### Objective:
In the listing below, find every line containing "with" and copy it out.

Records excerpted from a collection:
• • • • •

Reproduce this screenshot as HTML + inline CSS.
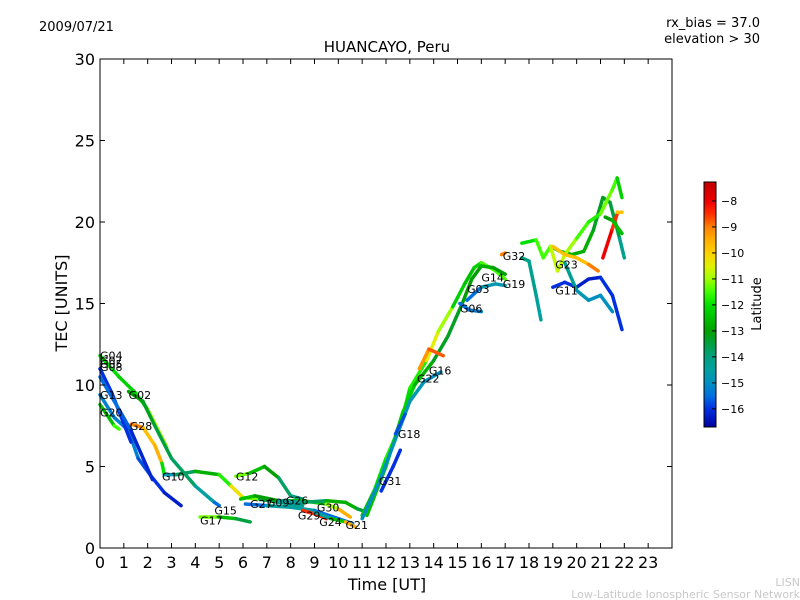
<!DOCTYPE html>
<html><head><meta charset="utf-8">
<style>
body{margin:0;background:#fff;}
svg{display:block;font-family:"DejaVu Sans","Liberation Sans",sans-serif;}
</style></head>
<body>
<svg id="chart" width="800" height="600" viewBox="0 0 800 600" xmlns="http://www.w3.org/2000/svg">
<defs>
<linearGradient id="jet" x1="0" y1="0" x2="0" y2="1"></linearGradient>
</defs>
<text x="39" y="31" font-size="13">2009/07/21</text>
<text x="760" y="27" font-size="13" text-anchor="end">rx_bias = 37.0</text>
<text x="760" y="43" font-size="13" text-anchor="end">elevation &gt; 30</text>
<text x="387" y="52" font-size="15" text-anchor="middle">HUANCAYO, Peru</text>
<g id="marks"></g>
<g id="labels"></g>
<g id="axes"></g>
<rect x="100" y="59" width="572" height="489" fill="none" stroke="#000" stroke-width="1"/>
<text x="387" y="590" font-size="16" text-anchor="middle">Time [UT]</text>
<text x="0" y="0" font-size="16" text-anchor="middle" transform="translate(67,303) rotate(-90)">TEC [UNITS]</text>
<rect x="704" y="182" width="12" height="245" fill="url(#jet)" stroke="#000" stroke-width="1"/>
<g id="cbticks"></g>
<text x="0" y="0" font-size="13" text-anchor="middle" transform="translate(761,304) rotate(-90)">Latitude</text>
<text x="800" y="586" font-size="11" fill="#c8c8c8" text-anchor="end">LISN</text>
<text x="800" y="598" font-size="11" fill="#c8c8c8" text-anchor="end">Low-Latitude Ionospheric Sensor Network</text>
</svg>
<script>
const xTicks=[0,1,2,3,4,5,6,7,8,9,10,11,12,13,14,15,16,17,18,19,20,21,22,23];
const yTicks=[0,5,10,15,20,25,30];
const cbTicks=[-8,-9,-10,-11,-12,-13,-14,-15,-16];
const trackTimes=[
[0,0.8,1.5,2,2.8],
[1.3,1.8,2.3,2.6,2.7,3.2,4,5,5.5,6,6.7,7.5,8.5],
[1.2,1.8,2.3,3,4,4.8,5],
[0,0.6,1.2,1.6,2.2,2.7,3.4],
[0,0.6,0.8],
[0,0.5,1.3],
[0,0.8,1.3,2.2],
[4.2,5,5.7,6.3],
[5.7,6.3,6.9,7.5,8,8.5],
[5.9,6.5,7.5,8.5,9.5,10,10.5],
[6.1,7,8,9,10,10.6],
[7.5,8.5,9.5,10.3,10.8,11.2],
[8.5,9,9.5],
[9,9.7,10.3,10.7],
[11,11.5,12,12.6,13,13.7,14.2,14.8,15.3,15.7,16,16.6,17],
[11.2,12,12.7,13.2,14,14.6,15.2,15.6,16,16.5,17],
[11,11.7,12.3,13,13.6,14.3],
[11.8,12.3,12.6],
[12.4,12.8],
[13.4,13.8,14.4],
[15.1,15.5,16],
[15.4,16,16.6,17],
[17.7,18,18.3,18.5],
[16.85,17],
[17.7,18.3,18.6,18.9,19.3,19.8,20.3,20.7,21.1,21.4,21.8,22],
[18.9,19.2,19.5,20,20.5,21,21.5,21.7,21.9],
[19,19.5,20,20.5,20.9],
[19,19.5,20,20.5,21,21.5,21.9],
[19.5,20,20.5,21,21.5],
[21.1,21.5,21.7],
[21.7,21.9],
[21.2,21.5,21.9]
];
const trackTec=[
[11.8,10.5,9.5,8.5,6.2],
[7.6,7.4,6.3,5.2,4.5,4.5,4.7,4.5,3.8,3.1,3,2.8,2.6],
[9.6,9,7.5,5.5,3.8,2.8,2.6],
[9.4,8,7.2,5.5,4.3,3.4,2.6],
[8.8,7.5,7.3],
[11,9.5,6.5],
[10.5,8.5,7.2,4.2],
[1.9,1.9,1.8,1.6],
[4.4,4.6,5,4.3,3.2,3],
[3,3.2,2.9,2.9,2.7,2.4,1.9],
[2.7,2.6,2.5,2.3,1.8,1.5],
[2.9,2.8,2.9,2.8,2.4,2.2],
[2.3,2.1,1.8],
[2.2,1.8,1.6,1.3],
[2,3.5,5.5,7.5,9.8,11.5,13.3,14.8,16.2,17.2,17.5,17,16.5],
[2,5,8.3,10,11.5,13,15,16.5,17.3,17.2,16.8],
[1.8,4,6.3,9,10.2,10.8],
[3.5,5,6],
[7,8.2],
[11,12.2,11.8],
[15,14.6,14.5],
[15.2,16,16.2,16.1],
[17.8,17.6,15.5,14],
[18,18.1],
[18.7,18.9,17.8,18.5,18.2,18,18.2,19.5,21.5,21.2,19,17.8],
[18.5,17,18,19,20,20.5,22,22.7,21.5],
[18.5,18,17.8,17.4,17],
[16,16.3,16,16.5,16.6,15.5,13.4],
[17.5,15.8,15.2,15.5,14.5],
[17.8,19.6,20.5],
[20.6,20.6],
[20.3,20.1,19.3]
];
const trackLat=[
[-12,-12,-12.5,-11.5,-10.5],
[-8.5,-9.5,-10,-9,-15,-14.5,-13,-12.5,-11,-9.5,-13,-14,-14.5],
[-13,-13,-13.5,-13.5,-14,-15,-16],
[-15,-15.5,-15,-15.5,-16,-16,-16.5],
[-13,-12,-11],
[-16,-16,-16],
[-15.5,-15.5,-15.8,-16.5],
[-10,-12.5,-12.5,-14.5],
[-10,-12.5,-12.5,-13.5,-14,-14],
[-12,-13,-13,-12.5,-12,-10,-9],
[-16,-15,-14,-15,-16,-15],
[-14.5,-14.5,-13,-12.5,-13,-14],
[-9,-8,-9],
[-15,-14,-11,-8],
[-13,-12,-12,-11.5,-12.5,-11,-10,-12,-12.5,-12.5,-12,-11,-12],
[-12.5,-12.5,-12,-12.5,-13,-13.5,-13,-13,-13,-12.5,-13.5],
[-15,-15,-15,-14.5,-15,-15],
[-16,-16,-16],
[-15.5,-16],
[-9,-9.5,-8],
[-16,-15,-15.5],
[-16,-15,-14.5,-15],
[-14,-14,-14.5,-14.5],
[-9,-9],
[-12,-12,-11,-12,-12.5,-13,-12.5,-13,-13.5,-13,-14,-14.5],
[-11,-10.5,-11,-11,-12,-11.5,-11,-12,-12.5],
[-10,-9.5,-10,-9.5,-8.5],
[-16,-16,-16,-16.5,-16,-16,-16],
[-14,-14.5,-15,-15,-15],
[-8,-8,-9],
[-9.5,-10],
[-13,-13,-12]
];
const labelNames=["G04","G07","G05","G08","G13","G02","G20","G28","G10","G12","G17","G15","G27","G09","G26","G30","G29","G24","G21","G31","G18","G22","G16","G06","G03","G14","G19","G32","G23","G11"];
const labelT=[0,0,0,0,0,1.2,0,1.25,2.6,5.7,4.2,4.8,6.3,7,7.8,9.1,8.3,9.2,10.3,11.7,12.5,13.3,13.8,15.1,15.4,16,16.9,16.9,19.1,19.1];
const labelTec=[11.8,11.5,11.3,11.1,9.4,9.4,8.3,7.5,4.4,4.4,1.7,2.3,2.7,2.8,2.9,2.5,2.0,1.6,1.4,4.1,7.0,10.4,10.9,14.7,15.9,16.6,16.2,17.9,17.4,15.8];

const NS='http://www.w3.org/2000/svg';
const X0=100,X1=672,Y0=548,Y1=59;
const xs=t=>X0+t*(X1-X0)/24;
const ys=v=>Y0-v*(Y0-Y1)/30;
const LTOP=-7.27,LBOT=-16.7;
const cy=l=>182+(l-LTOP)*(427-182)/(LBOT-LTOP);
const cmapL=[-7.27,-8,-8.5,-9,-9.5,-10,-10.5,-11,-11.5,-12,-12.5,-13,-13.5,-14,-14.5,-15,-15.5,-16,-16.7];
const cmapC=[[192,0,0],[238,0,0],[255,48,0],[255,128,0],[255,176,0],[255,208,0],[224,240,0],[160,255,0],[64,255,0],[0,224,0],[0,192,0],[0,160,0],[0,160,64],[0,160,128],[0,160,160],[0,144,192],[0,112,224],[0,48,224],[0,0,160]];
function jet(l){
  if(l>=cmapL[0]) return `rgb(${cmapC[0]})`;
  for(let i=0;i<cmapL.length-1;i++){
    if(l<=cmapL[i]&&l>=cmapL[i+1]){
      const f=(cmapL[i]-l)/(cmapL[i]-cmapL[i+1]);
      const c=cmapC[i].map((v,k)=>Math.round(v+(cmapC[i+1][k]-v)*f));
      return `rgb(${c})`;
    }
  }
  return `rgb(${cmapC[cmapC.length-1]})`;
}
const grad=document.getElementById('jet');
cmapL.forEach((l,i)=>{
  const s=document.createElementNS(NS,'stop');
  s.setAttribute('offset',(l-LTOP)/(LBOT-LTOP));
  s.setAttribute('stop-color',`rgb(${cmapC[i]})`);
  grad.appendChild(s);
});
const marks=document.getElementById('marks');
trackTimes.forEach((tt,i)=>{
  const g=document.createElementNS(NS,'g');
  
  
  for(let j=0;j<tt.length-1;j++){
    const ln=document.createElementNS(NS,'line');
    
    
    ln.setAttribute('x1',xs(tt[j]));ln.setAttribute('y1',ys(trackTec[i][j]));
    ln.setAttribute('x2',xs(tt[j+1]));ln.setAttribute('y2',ys(trackTec[i][j+1]));
    ln.setAttribute('stroke',jet((trackLat[i][j]+trackLat[i][j+1])/2));
    ln.setAttribute('stroke-width','3.5');ln.setAttribute('stroke-linecap','round');
    g.appendChild(ln);
  }
  marks.appendChild(g);
});
const lab=document.getElementById('labels');
labelNames.forEach((n,i)=>{
  const t=document.createElementNS(NS,'text');
  
  
  t.setAttribute('x',xs(labelT[i]));t.setAttribute('y',ys(labelTec[i])+4);
  t.setAttribute('font-size','11');t.textContent=n;lab.appendChild(t);
});
const ax=document.getElementById('axes');
function line(x1,y1,x2,y2,name){
  const l=document.createElementNS(NS,'line');
  
  
  l.setAttribute('x1',x1);l.setAttribute('y1',y1);l.setAttribute('x2',x2);l.setAttribute('y2',y2);
  l.setAttribute('stroke','#000');l.setAttribute('stroke-width','1');ax.appendChild(l);
}
function txt(x,y,s,anchor,size,parent,name){
  const t=document.createElementNS(NS,'text');
  
  
  t.setAttribute('x',x);t.setAttribute('y',y);t.setAttribute('text-anchor',anchor);
  t.setAttribute('font-size',size);t.textContent=s;parent.appendChild(t);
}
xTicks.forEach(v=>{
  const x=xs(v);
  line(x,Y0,x,Y0-5,'x-tick');line(x,Y1,x,Y1+5,'x-tick-top');
  txt(x,568,String(v),'middle',16,ax,'x-tick-label');
});
yTicks.forEach(v=>{
  const y=ys(v);
  line(X0,y,X0+5,y,'y-tick');line(X1,y,X1-5,y,'y-tick-right');
  txt(95,y+6,String(v),'end',16,ax,'y-tick-label');
});
const cb=document.getElementById('cbticks');
cbTicks.forEach(v=>{
  const y=cy(v);
  const l=document.createElementNS(NS,'line');
  
  
  l.setAttribute('x1',712);l.setAttribute('x2',716);l.setAttribute('y1',y);l.setAttribute('y2',y);
  l.setAttribute('stroke','#000');cb.appendChild(l);
  txt(721,y+4,'\u2212'+Math.abs(v),'start',11,cb,'colorbar-tick-label');
});
</script>
</body></html>
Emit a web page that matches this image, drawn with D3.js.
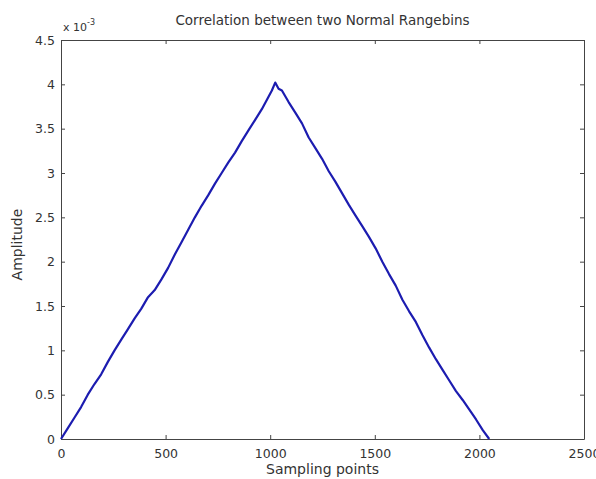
<!DOCTYPE html>
<html>
<head>
<meta charset="utf-8">
<script src="https://cdn.jsdelivr.net/npm/d3@7"></script>
<style>
  body { margin: 0; background: #fff; }
  text { font-family: "DejaVu Sans", Arial, sans-serif; fill: #333; }
</style>
</head>
<body>
<div id="chart"></div>
<script>
// sample index of the correlation lag
var samples = [0, 32, 64, 96, 128, 160, 192, 224, 256, 288, 320, 352, 384, 416, 448, 480,
  512, 544, 576, 608, 640, 672, 704, 736, 768, 800, 832, 864, 896, 928, 960, 992, 1008, 1024,
  1040, 1056, 1088, 1120, 1152, 1184, 1216, 1248, 1280, 1312, 1344, 1376, 1408, 1440, 1472,
  1504, 1536, 1568, 1600, 1632, 1664, 1696, 1728, 1760, 1792, 1824, 1856, 1888, 1920, 1952,
  1984, 2016, 2047];
// amplitude in units of 1e-3
var amplitude = [0.00, 0.12, 0.24, 0.36, 0.50, 0.62, 0.73, 0.87, 1.00, 1.12, 1.24, 1.36, 1.47, 1.60, 1.68, 1.80,
  1.93, 2.08, 2.22, 2.36, 2.50, 2.63, 2.75, 2.88, 3.00, 3.12, 3.23, 3.36, 3.48, 3.60, 3.72, 3.86, 3.93, 4.02,
  3.95, 3.93, 3.80, 3.68, 3.56, 3.40, 3.28, 3.16, 3.02, 2.90, 2.77, 2.64, 2.52, 2.40, 2.28,
  2.15, 2.00, 1.86, 1.73, 1.57, 1.44, 1.32, 1.17, 1.03, 0.90, 0.78, 0.66, 0.54, 0.44, 0.33,
  0.22, 0.10, 0.00];
var xTicks = [0, 500, 1000, 1500, 2000, 2500];
var yTicks = [0, 0.5, 1, 1.5, 2, 2.5, 3, 3.5, 4, 4.5];

var margin = { top: 40, right: 12, bottom: 40, left: 61 },
  width = 596 - margin.left - margin.right,
  height = 479 - margin.top - margin.bottom;

var svg = d3.select("#chart").append("svg")
  .attr("width", 596)
  .attr("height", 479);

var g = svg.append("g")
  .attr("transform", "translate(" + margin.left + "," + margin.top + ")");

var x = d3.scaleLinear().domain([0, 2500]).range([0, width]);
var y = d3.scaleLinear().domain([0, 4.5]).range([height, 0]);

// box with inward ticks on all four sides (matlab style)
function styleAxis(sel) {
  sel.select(".domain").attr("stroke", "#444");
  sel.selectAll(".tick line").attr("stroke", "#444");
  sel.selectAll("text").style("font-size", "12.5px").attr("fill", "#333");
}

g.append("g")
  .attr("transform", "translate(0," + height + ")")
  .call(d3.axisBottom(x).tickValues(xTicks).tickSize(-4).tickSizeOuter(0).tickPadding(10).tickFormat(d3.format("d")))
  .call(styleAxis);

g.append("g")
  .call(d3.axisTop(x).tickValues(xTicks).tickSize(-4).tickSizeOuter(0).tickFormat(""))
  .call(styleAxis);

g.append("g")
  .call(d3.axisLeft(y).tickValues(yTicks).tickSize(-4).tickSizeOuter(0).tickPadding(6).tickFormat(d => d))
  .call(styleAxis);

g.append("g")
  .attr("transform", "translate(" + width + ",0)")
  .call(d3.axisRight(y).tickValues(yTicks).tickSize(-4).tickSizeOuter(0).tickFormat(""))
  .call(styleAxis);

// the correlation curve
var line = d3.line()
  .x((d, i) => x(samples[i]))
  .y(d => y(d));

g.append("path")
  .datum(amplitude)
  .attr("fill", "none")
  .attr("stroke", "#1c1cb0")
  .attr("stroke-width", 2.2)
  .attr("stroke-linejoin", "round")
  .attr("d", line);

// exponent label
var expo = g.append("text")
  .attr("x", 2)
  .attr("y", -9)
  .style("font-size", "11px");
expo.append("tspan").text("x 10");
expo.append("tspan").attr("dy", -6).style("font-size", "8px").text("-3");

// title
g.append("text")
  .attr("x", width / 2)
  .attr("y", -15)
  .attr("text-anchor", "middle")
  .style("font-size", "13.5px")
  .text("Correlation between two Normal Rangebins");

// axis labels
g.append("text")
  .attr("x", width / 2)
  .attr("y", height + 35)
  .attr("text-anchor", "middle")
  .style("font-size", "14px")
  .text("Sampling points");

g.append("text")
  .attr("transform", "translate(" + (-39) + "," + (height / 2 + 5) + ") rotate(-90)")
  .attr("text-anchor", "middle")
  .style("font-size", "14px")
  .text("Amplitude");
</script>
</body>
</html>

• • • • •

### Output for this exercise:
Emit a web page that matches this image, drawn with D3.js.
// box with inward ticks on all four sides (matlab style)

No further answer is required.